そしてリーグ戦が軸となるスケジューリングは、より多くの選手をスカウトに見てもらう、という就活の面ではメリットしかありません。しかし、高校サッカー選手権のようなトーナメントによるドラマ性を好む一般層には刺さりづらくもあり、レベルの高さと注目度が乖離し続けています。
さらに、10年前までは関東一部リーグでは、ほとんどの試合がそうであったスタジアムでの開催は少なくなり、仮設スタンドしかないような大学のグラウンドで行われることが主になりました。
これは実にもったいない。大学サッカーのトップといえば、今年でいえば筑波大学が天皇杯でFC町田ゼルビアを倒したように、毎年のようにJリーグチームを撃破するなど、プロに匹敵する実力があります。
2022カタールW杯での活躍が記憶に新しい伊東純也選手に三笘薫選手、守田英正選手らも大学サッカー出身者。多くの人材を輩出しています。
この夏にも慶應大学の2年生、塩貝健人選手がオランダ1部のNECに移籍するなど、移籍市場という観点で見ても、世界的に大注目のリーグなのです。
というわけで、末端とはいえ大学サッカーをプレーしてきた者として、大学サッカーを盛り上げるべく連載させていただきますので、よろしくお願いします。
すがやの母校・獨協大学サッカー部へ!
さぁ、第1回は我が母校の獨協大学。スタメンの多くの選手が、大学卒業後にJリーガーになるような関東一部リーグ、主力級がJリーガーになることが多い関東二部。Jリーグ入りを狙える選手も多くいる関東3部の下。関東4部ノルテというリーグに属しているチームです。
平均すると年にリーグから数人、J3やJFLにいき、さらに上のカテゴリーにいく選手もたまにいる、というような感じ。僕の世代だと、当時同カテゴリーだった東京国際大学出身で、湘南ベルマーレのGK・富居大樹選手が今もJ1でプレーしています。
ということでトップ・オブ・トップではありませんが、ここにも熱い戦いはあります。
獨協大学といえば、経済学部は偏差値52〜54くらい(僕が在学していたときは)。

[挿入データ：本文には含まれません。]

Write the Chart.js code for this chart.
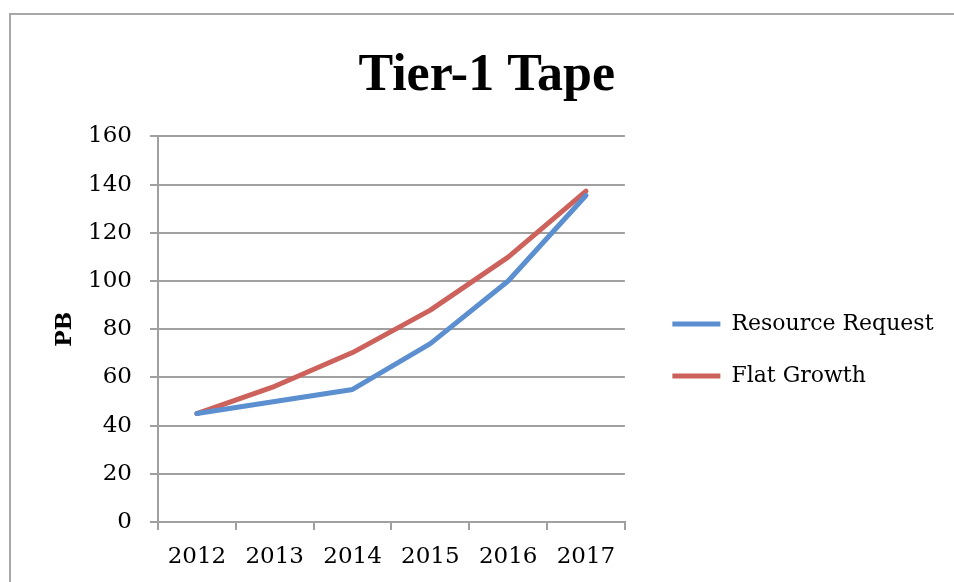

外国語学部は58〜62くらい(これも当時)という、偏差値にばらつきがある学校(経済学部の僕たちは「偏差値57くらいだよ」と勝手に平均化して外で喋っていた)でした。
サッカー推薦というものは存在せず(勉学以外で特別なにか(サッカー含む)を頑張った人、というような推薦枠は2つあった)、勉強をしっかりやりつつ、サッカーも続けたいという40〜50人の少数の選手達で、部員400人という東京国際大(現関東一部リーグ)や選手を集めまくっている、同じリーグの学校と鎬を削っていました。それはそれは、熱く燃えるものがあります。
勉強を頑張りつつ、サッカーももっとやりたいと思っている偏差値50〜60くらいの高校3年生に、興味を持って志望校のひとつに加えてもらえたら幸いです。
さて、そんな母校のサッカー部は今どうなっているのか、とグラウンドに向かうと、キャプテンの熊澤青波(くまざわ せな)君が案内をしてくれます。
大人にも物怖じせず、丁寧に伝えるべきことは伝える。……なんてできた子なんだ。就活、上手くいってほしい。ちゃんとこういう子を評価してくれよ、全人事部さん。
獨協大のグラウンドは、人工芝3面を他の部活と分け合って使います。この日は夏休みということで、午前中にフルコート一面を使用。都内から10分かそこらでこの環境は素晴らしいです。
チームを指揮する川上監督に話を聞くと、この日は、獨協サッカー部の特色である、『まとまった夏休み明け』ということで、少しずつ負荷をかけて最後にダッシュをするということ。
この素晴らしい環境でボールを蹴りたい僕は、当たり前のように練習着を用意して、愛用のミズノのモレリアを履いてスタンバイすることで、トップチームのウォーミングアップと最後の走り込みだけ参加させてもらえることに。いや、監督。走り込みは頼んでないんですが……。
サテライト組(Bチーム)にも別のコーチがつき、それぞれで練習しているという、僕の時よりも整った環境で、しっかりと自分たちを追い込んでいるメンバーに混ざると、選手たちは温かく迎えてくれます。
「トークサバイバー! 見ました!」
「チャンスの時間、見ました!!」
「全力!脱力タイムズ、見てます!!」
「……それ、全部相方がピンで出たやつじゃねぇか!!」とツッコむと、ケラケラと笑う後輩たち。この緩めの上下関係も獨協っぽい。懐かしいです。